Publishers, for their part, aren’t copping to the charge (at least not when The Observer asks them about it), and while many of the editors and executives reached for this story said they’d heard about other houses canceling books because they were late, all of them emphasized that they themselves had not been party to any such incidents.
Speaking on background, though, one publishing executive at a New York house confirmed agents’ fears, saying that authors—especially those without a rock-solid reputation—must be conscientious about honoring their contracts if they want to avoid the possibility of having to pay back their advance.
“People ruin their writing careers by not taking this stuff seriously,” the executive said. “Usually they decide to take legal advice from some friend who says the publisher will never ask for the money back. Well, they frequently do. And nowadays, repaying the publisher is going to be harder, because a writer can’t get the money from Condé Nast. Now is the time for you to be really nice to your publisher.”
The executive said the best thing authors who are having trouble can do is be honest with their editors about their progress (or lack thereof), thus avoiding a situation in which a publisher has budgeted for a book on the assumption that it would come in on time.
“Even if you’re late, be collaborative and communicative,” the executive said. “We just need to know what’s going on, and if it’s not coming, we need to know. Because, you know what, sometimes people have trouble, and we can help. But often when authors know they’re late and they know they’re in trouble, they hide. And that’s exactly the wrong thing to do.”

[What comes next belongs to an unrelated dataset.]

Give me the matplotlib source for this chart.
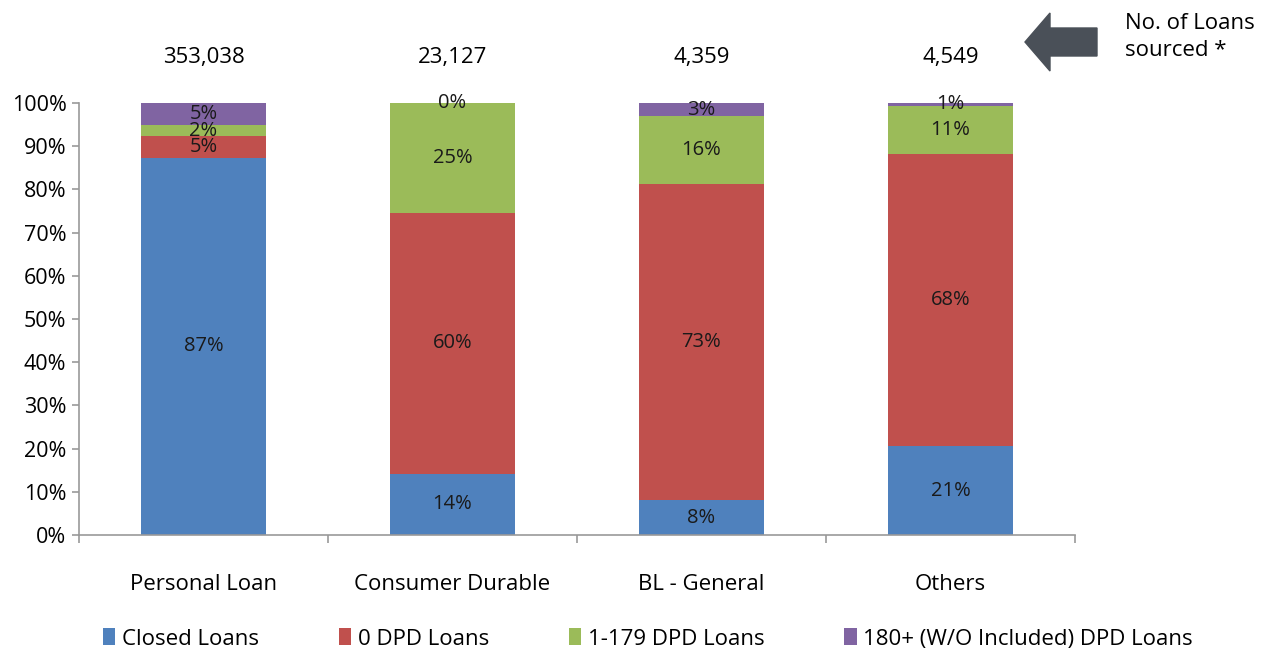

Of course, authors with established track records and promising projects in the works don’t have much to worry about. Spiegel & Grau won’t be dropping Sara Gruen’s long-delayed Ape House anytime soon, just as Doubleday was never going to cancel Dan Brown’s follow-up to The Da Vinci Code.
As Mr. Simonoff said, “The reality is, you don’t have to worry about lateness if they want your book. You only have to worry about lateness if they don’t.”